At this time I have no provable reason for this improvement in electrical 
characteristics of the vaporised silicon, and I do not intend to be bound 
by the following hypothesis, which is given solely as a possible 
explanation of this unexpected effect. Under zero field evaporation 
conditions positively charged silicon ions form part of the stream of 
silicon reaching the substrate surface. They are not particularly mobile 
when they reach the substrate surface and tend to "stick" where they land, 
so that a completely random amorphous structure results, even though the 
majority of silicon reaching the surface is in the form of mobile neutral 
atoms and negative ions. The positive field tends to reject the positive 
silicon ions while causing an accumulation of electrons at the surface. 

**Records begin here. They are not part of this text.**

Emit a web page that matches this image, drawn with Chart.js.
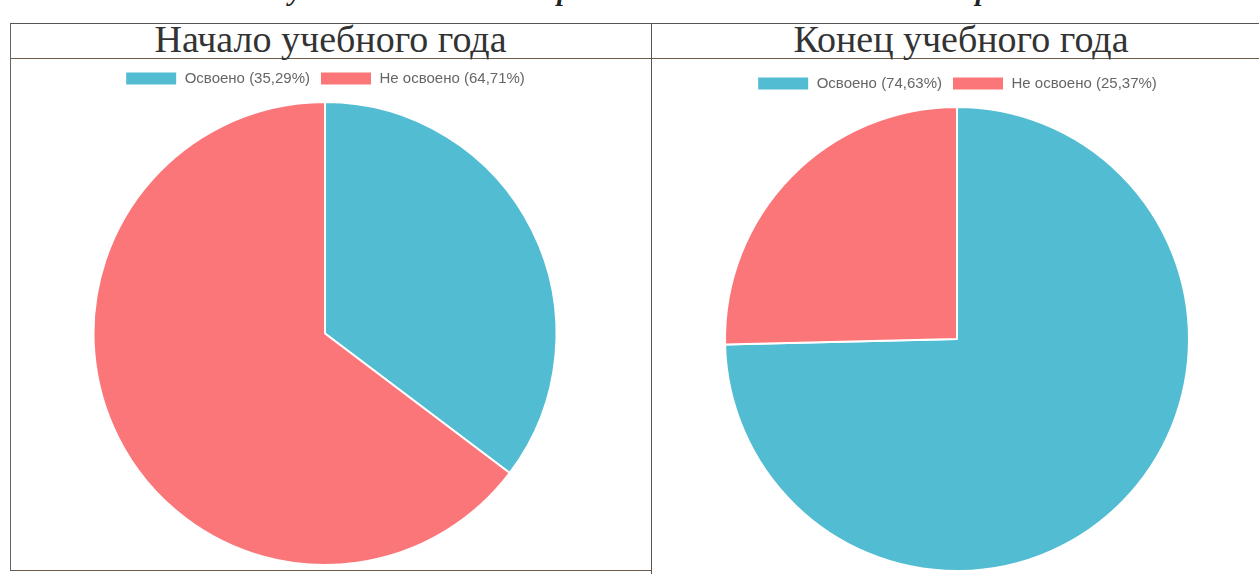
<!DOCTYPE html>
<html>
<head>
<meta charset="utf-8">
<script src="https://cdn.jsdelivr.net/npm/chart.js@4.4.0/dist/chart.umd.min.js"></script>
<style>
    body { margin: 0; background: #fff; width: 1259px; height: 574px; overflow: hidden; position: relative; }
    .cap { position: absolute; top: -25px; left: 250px; width: 820px; text-align: center; font: italic bold 28px "Liberation Serif", serif; color: #222; white-space: nowrap; }
    .tbl { position: absolute; left: 10px; top: 23px; width: 1300px; height: 40px; border-top: 1.5px solid #555; border-left: 1px solid #666; }
    .lcell { position: absolute; left: 10px; top: 58px; width: 641px; height: 512px; border-left: 1px solid #666; border-bottom: 1.5px solid #6a5a4a; }
    .hline { position: absolute; left: 10px; top: 58px; width: 1259px; border-top: 1.5px solid #6a5a4a; }
    .vline { position: absolute; left: 651px; top: 23px; height: 551px; border-left: 1px solid #555; }
    .title { position: absolute; top: 17px; text-align: center; font: 38px "Liberation Serif", serif; color: #333; }
    .box { position: absolute; top: 60px; }
</style>
</head>
<body>
<div class="cap">Результаты освоения образовательной области «Речевое развитие»</div>
<div class="tbl"></div>
<div class="lcell"></div>
<div class="hline"></div>
<div class="vline"></div>
<div class="title" style="left:10px;width:641px">Начало учебного года</div>
<div class="title" style="left:652px;width:618px">Конец учебного года</div>
<div class="box" style="left:11px;width:640px;height:510px"><canvas id="chart-start"></canvas></div>
<div class="box" style="left:652px;width:610px;height:514px"><canvas id="chart-end"></canvas></div>
<script>
let labels = ['Освоено', 'Не освоено']
let startValues = [35.29, 64.71]
let endValues = [74.63, 25.37]
let colors = ['#52bcd2', '#fb7679']

// extra gap under the legend
let legendGap = {
    id: 'legendGap',
    beforeInit: function (chart) {
        let fit = chart.legend.fit
        chart.legend.fit = function () {
            fit.bind(chart.legend)()
            this.height += 5
        }
    }
}

function makePie(id, values, padding) {
    let ctx = document.getElementById(id).getContext('2d')
    return new Chart(ctx, {
        type: 'pie',
        data: {
            labels: labels.map(function (l, i) { return l + ' (' + values[i].toFixed(2).replace('.', ',') + '%)' }),
            datasets: [{
                data: values,
                backgroundColor: colors,
                borderColor: '#fff',
                borderWidth: 2
            }]
        },
        options: {
            responsive: true,
            maintainAspectRatio: false,
            animation: false,
            layout: { padding: padding },
            plugins: {
                legend: {
                    position: 'top',
                    labels: {
                        boxWidth: 52,
                        boxHeight: 14,
                        padding: 10,
                        color: '#666',
                        font: { family: 'Liberation Sans', size: 15 }
                    }
                },
                tooltip: { enabled: false }
            }
        },
        plugins: [legendGap]
    })
}

makePie('chart-start', startValues, { top: 1, bottom: 4, right: 12 })
makePie('chart-end', endValues, { top: 6, bottom: 2, right: 0 })
</script>
</body>
</html>
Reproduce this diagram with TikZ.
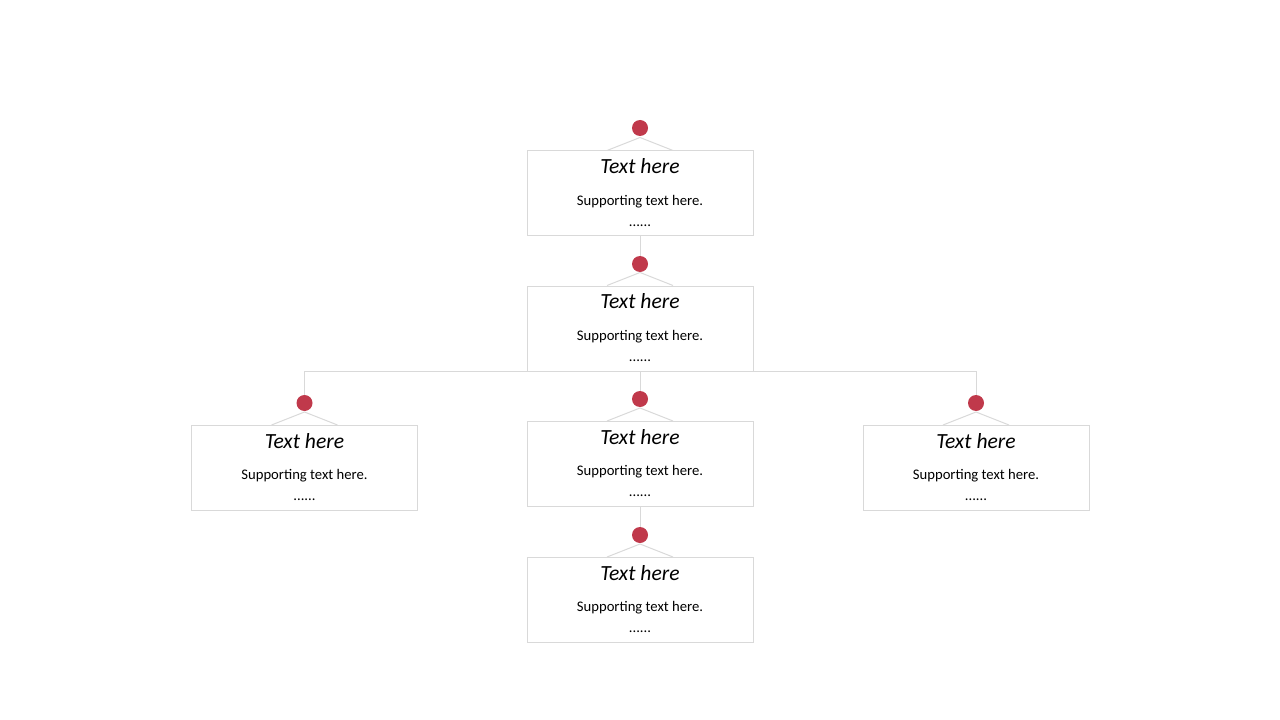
\documentclass[tikz,border=0pt]{standalone}
\usepackage{fontspec}
\setmainfont{Carlito}
\usetikzlibrary{positioning, calc}

\definecolor{dotred}{HTML}{C0394B}
\definecolor{linegray}{HTML}{D9D9D9}

\begin{document}
\begin{tikzpicture}[x=0.75pt, y=-0.75pt, line width=0.75pt,
                    box/.style= {rectangle,
                      draw=linegray,
                      minimum width=226*0.75pt,
                      minimum height=85*0.75pt},
                    dot/.style= {circle,
                      fill=dotred,
                      inner sep=0pt,
                      minimum size=16*0.75pt},
                    title/.style= {font=\fontsize{16.2}{18}\selectfont\itshape},
                    body/.style= {font=\fontsize{11}{13}\selectfont}]

  \useasboundingbox (0,0) rectangle (1280,720);

  % boxes
  \node[box] (b1) at (640,193.5) {};
  \node[box] (b2) at (640,328.5) {};
  \node[box] (b3) at (304.5,468) {};
  \node[box] (b4) at (640,464) {};
  \node[box] (b5) at (976,468) {};
  \node[box] (b6) at (640,600) {};

  % dots
  \node[dot] (d1) at (640,128) {};
  \node[dot] (d2) at (640,264) {};
  \node[dot] (d3) at (304.5,403) {};
  \node[dot] (d4) at (640,399) {};
  \node[dot] (d5) at (976,403) {};
  \node[dot] (d6) at (640,535) {};

  % roofs and texts
  \foreach \b in {b1,b2,b3,b4,b5,b6} {
    \draw[linegray] ($(\b.north)+(-33,0)$) -- ($(\b.north)+(0,-13)$)
      -- ($(\b.north)+(33,0)$);
    \node[title] (\b-t) at ($(\b.north)+(0,16)$) {Text here};
    \node[body] (\b-s) at ($(\b.north)+(0,51)$) {Supporting text here.};
    \node[body] (\b-d) at ($(\b.north)+(0,75)$) {......};
  }

  % connectors
  \path[draw=linegray]
    (b1.south) edge (d2.north)
    (b4.south) edge (d6.north);
  \draw[linegray] (d4.north) -- (b2.south);
  \draw[linegray] (d3.north) |- (b2.south) -| (d5.north);
\end{tikzpicture}
\end{document}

Neutral silicon atoms and negative ions that have a large surface mobility 
still reach the surface, any positive silicon ions "eager" for bonding 
which do reach the surface immediately bond with the available electrons 
and are electronically "neutral" silicon atoms on landing, so that they 
become much more mobile and are also able to migrate on the surface to 
bond with other neutral silicon atoms to form a more ordered structure 
than is normally obtained with evaporated amorphous material, having much 
of the superior electrical property of macro-crystalline silicon, while 
yet exhibiting superior absorption characteristics close to those of the 
amorphous form. It is believed significant for this hypothesis that 
heating of the substrate is found to improve the effect, since again 
increased mobility results from the increased temperature. The substrate 
temperature cannot be raised too far or the crystallisation will also 
proceed too far and the absorption coefficient adversely affected. The 
preferred maximum value for the substrate is therefore only 350.degree. 
C., more preferably 200.degree. C., even though the usual temperature for 
the production of the crystalline form is over 500.degree. C.